> [GIVEN TASK]:
Copy exactly the lines from the beginning of the data down to and including the line holding "import plotly.graph_objects as go", without any pictures.
MATERIAL start
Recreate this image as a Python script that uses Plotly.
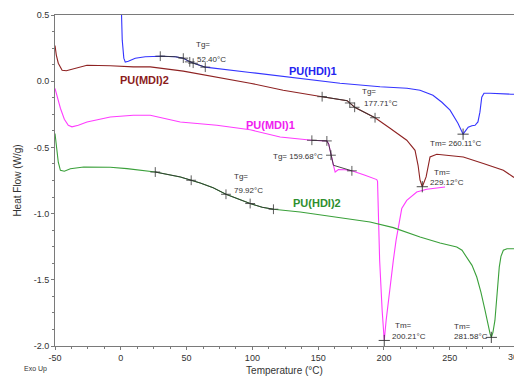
import numpy as np
import plotly.graph_objects as go

# ---- DSC heat-flow curves: temperature (°C) and heat flow (W/g) ----
hdi1_T = [0.4, 1.1, 2.3, 3.4, 5.7, 11, 18.6, 30, 41.4, 47.5, 52.4, 55, 64.2, 98.3, 136.3,
          166.6, 197, 217.5, 227.4, 237.2, 244, 250.2, 256.2, 259.3, 260.11, 264, 266.8,
          269.2, 271.4, 272.9, 274.3, 276, 280.6, 296.5, 298.8]
hdi1_hf = [0.56, 0.31, 0.174, 0.144, 0.151, 0.174, 0.185, 0.189, 0.185, 0.174, 0.146, 0.136,
           0.106, 0.066, 0.023, -0.015, -0.042, -0.053, -0.068, -0.106, -0.159, -0.219,
           -0.317, -0.378, -0.40, -0.348, -0.336, -0.333, -0.308, -0.234, -0.121, -0.091,
           -0.091, -0.098, -0.098]

mdi2_T = [-50, -49, -47.5, -44.6, -41.4, -34.5, -25.7, -8, 9.5, 22.4, 47.5, 98.3, 123.4,
          153, 172, 177.71, 193.2, 204.6, 217.3, 223.6, 225.9, 227.4, 229.12, 232, 235,
          240.1, 260.3, 275.5, 290.7, 298.8]
mdi2_hf = [0.27, 0.197, 0.136, 0.083, 0.079, 0.098, 0.121, 0.117, 0.108, 0.108, 0.076,
           -0.015, -0.068, -0.117, -0.147, -0.197, -0.276, -0.355, -0.446, -0.522, -0.635,
           -0.748, -0.797, -0.723, -0.572, -0.552, -0.572, -0.622, -0.673, -0.727]

mdi1_T = [-50, -48.2, -45.9, -42.9, -39.9, -37.1, -32.3, -25.7, -8, 9.5, 22.4, 45.2, 73,
          98.3, 121.1, 145.2, 156.6, 158, 159.68, 161.6, 162.9, 165.4, 170.5, 175.6, 185.6,
          194.5, 195.1, 195.5, 196.7, 198.6, 200.21, 201.6, 204.6, 207.1, 209.2, 210.9,
          213.5, 217.3, 224.9, 232.5, 246.4]
mdi1_hf = [-0.055, -0.121, -0.204, -0.287, -0.333, -0.345, -0.333, -0.308, -0.27, -0.257,
           -0.257, -0.308, -0.333, -0.367, -0.421, -0.446, -0.451, -0.476, -0.559, -0.635,
           -0.686, -0.667, -0.669, -0.677, -0.71, -0.743, -0.756, -0.9, -1.353, -1.731,
           -1.958, -1.81, -1.542, -1.353, -1.2, -1.1, -0.962, -0.9, -0.837, -0.816, -0.799]

hdi2_T = [-50, -49, -47.5, -45.9, -42.9, -38.3, -28.2, -8, 4.7, 26.2, 45.2, 60.4, 70.2,
          79.92, 89.2, 98.3, 107.4, 116, 136.3, 166.6, 189.4, 207.1, 227.4, 242.6, 255.3,
          259.3, 262.9, 266.9, 270.5, 273.7, 276.8, 279.1, 280.6, 281.58, 282.8, 284.3,
          285.8, 287.6, 288.9, 290.7, 293.5, 298.8]
hdi2_hf = [-0.395, -0.484, -0.612, -0.673, -0.68, -0.661, -0.648, -0.65, -0.66, -0.686,
           -0.723, -0.769, -0.805, -0.854, -0.892, -0.924, -0.952, -0.967, -0.988, -1.032,
           -1.063, -1.106, -1.177, -1.222, -1.252, -1.277, -1.328, -1.391, -1.479, -1.595,
           -1.731, -1.844, -1.907, -1.935, -1.897, -1.807, -1.618, -1.404, -1.323, -1.277,
           -1.266, -1.265]

# ---- thermal analysis results ----
tg_values = {"hdi1": 52.40, "mdi2": 177.71, "mdi1": 159.68, "hdi2": 79.92}
tm_values = {"hdi1": 260.11, "mdi2": 229.12, "mdi1": 200.21, "hdi2": 281.58}

# glass-transition construction lines (vertex temperatures) and limit ticks
hdi1_tg_path = [30, 41.4, 47.5, 52.4, 55, 64.2]
mdi2_tg_path = [153, 172, 177.71, 193.2]
mdi1_tg_path = [145.2, 156.6, 158, 159.68, 161.6, 175.6]
hdi2_tg_path = [26.2, 45.2, 60.4, 70.2, 79.92, 89.2, 98.3, 107.4, 116]

hdi1_tg_ticks = [30, 47.5, 52.4, 55, 64.2]
mdi2_tg_ticks = [153, 174, 177.71, 193.2]
mdi1_tg_ticks = [145.2, 156.6, 159.68, 175.6]
hdi2_tg_ticks = [26.2, 53.5, 79.92, 98.3, 116]

x_ticks = [-50, 0, 50, 100, 150, 200, 250]
y_ticks = [0.5, 0.0, -0.5, -1.0, -1.5, -2.0]

X_MIN, X_MAX = -50, 298.8
FONT = "Liberation Sans, Arial, sans-serif"
MARK = "#333333"

series = [
    ("hdi1", "PU(HDI)1", hdi1_T, hdi1_hf, "#3434ff", "#2424f0", hdi1_tg_path, hdi1_tg_ticks),
    ("mdi2", "PU(MDI)2", mdi2_T, mdi2_hf, "#8e2222", "#8b1c1c", mdi2_tg_path, mdi2_tg_ticks),
    ("mdi1", "PU(MDI)1", mdi1_T, mdi1_hf, "#ff3cff", "#f020f0", mdi1_tg_path, mdi1_tg_ticks),
    ("hdi2", "PU(HDI)2", hdi2_T, hdi2_hf, "#3aa03a", "#2e8f2e", hdi2_tg_path, hdi2_tg_ticks),
]

fig = go.Figure()

for key, name, T, hf, col, _, _, _ in series:
    fig.add_trace(go.Scatter(x=T, y=hf, mode="lines", name=name,
                             line=dict(color=col, width=1.1), hoverinfo="skip"))

for key, name, T, hf, col, _, path, ticks in series:
    fig.add_trace(go.Scatter(x=path, y=np.interp(path, T, hf), mode="lines",
                             line=dict(color=MARK, width=0.9), hoverinfo="skip"))
    fig.add_trace(go.Scatter(x=ticks, y=np.interp(ticks, T, hf), mode="markers",
                             marker=dict(symbol="cross-thin", size=7,
                                         line=dict(color=MARK, width=0.8)),
                             hoverinfo="skip"))
    tm = tm_values[key]
    fig.add_trace(go.Scatter(x=[tm], y=[np.interp(tm, T, hf)], mode="markers",
                             marker=dict(symbol="cross-thin", size=8,
                                         line=dict(color=MARK, width=0.9)),
                             hoverinfo="skip"))

ann = []


def note(x, y, text, size=8, color="#333333", bold=False, anchor="left"):
    ann.append(dict(x=x, y=y, xref="x", yref="y", text=f"<b>{text}</b>" if bold else text,
                    showarrow=False, xanchor=anchor, yanchor="middle",
                    font=dict(family=FONT, size=size, color=color)))


# series names
note(145.8, 0.076, "PU(HDI)1", size=11, color=series[0][5], bold=True, anchor="center")
note(17.8, 0.008, "PU(MDI)2", size=11, color=series[1][5], bold=True, anchor="center")
note(113.5, -0.333, "PU(MDI)1", size=11, color=series[2][5], bold=True, anchor="center")
note(149.0, -0.92, "PU(HDI)2", size=11, color=series[3][5], bold=True, anchor="center")

# glass transitions
note(55.3, 0.277, "Tg=")
note(56.6, 0.166, f"{tg_values['hdi1']:.2f}°C")
note(181.9, -0.081, "Tg=")
note(183.1, -0.169, f"{tg_values['mdi2']:.2f}°C")
note(114.0, -0.572, f"Tg= {tg_values['mdi1']:.2f}°C")
note(84.4, -0.718, "Tg=")
note(84.4, -0.824, f"{tg_values['hdi2']:.2f}°C")

# melting peaks
note(233.7, -0.471, f"Tm= {tm_values['hdi1']:.2f}°C")
note(236.3, -0.686, "Tm=")
note(233.7, -0.766, f"{tm_values['mdi2']:.2f}°C")
note(207.1, -1.844, "Tm=")
note(204.6, -1.927, f"{tm_values['mdi1']:.2f}°C")
note(251.5, -1.85, "Tm=")
note(251.5, -1.927, f"{tm_values['hdi2']:.2f}°C")

# last x tick label sits just past the right edge of the plot area
ann.append(dict(x=(300 - X_MIN) / (X_MAX - X_MIN), y=0, xref="paper", yref="paper",
                text="300", showarrow=False, xanchor="center", yanchor="top", yshift=-4,
                font=dict(family=FONT, size=9, color="#333333")))

ann.append(dict(x=-0.072, y=-0.07, xref="paper", yref="paper", text="Exo Up",
                showarrow=False, xanchor="left", yanchor="middle",
                font=dict(family=FONT, size=7, color="#333333")))

axis_common = dict(showline=True, linecolor="#7a7a7a", linewidth=1, ticks="outside",
                   tickcolor="#7a7a7a", ticklen=3, tickwidth=1, showgrid=False,
                   zeroline=False, tickfont=dict(family=FONT, size=9, color="#333333"))

fig.update_layout(
    width=514, height=376,
    margin=dict(l=55, r=0, t=15, b=30),
    paper_bgcolor="white", plot_bgcolor="white",
    showlegend=False,
    annotations=ann,
    xaxis=dict(range=[X_MIN, X_MAX], tickvals=x_ticks, ticktext=[f"{v:g}" for v in x_ticks],
               mirror=True,
               minor=dict(dtick=12.5, ticklen=2, ticks="outside", tickcolor="#7a7a7a"),
               title=dict(text="Temperature (°C)", standoff=5,
                          font=dict(family=FONT, size=10, color="#333333")),
               **axis_common),
    yaxis=dict(range=[-2.0, 0.5], tickvals=y_ticks, ticktext=[f"{v:.1f}" for v in y_ticks],
               minor=dict(dtick=0.125, ticklen=2, ticks="outside", tickcolor="#7a7a7a"),
               title=dict(text="Heat Flow (W/g)", standoff=10,
                          font=dict(family=FONT, size=10, color="#333333")),
               **axis_common),
)

fig.write_html("out.html")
MATERIAL end
> [THE RESPONSE]:
Recreate this image as a Python script that uses Plotly.
import numpy as np
import plotly.graph_objects as go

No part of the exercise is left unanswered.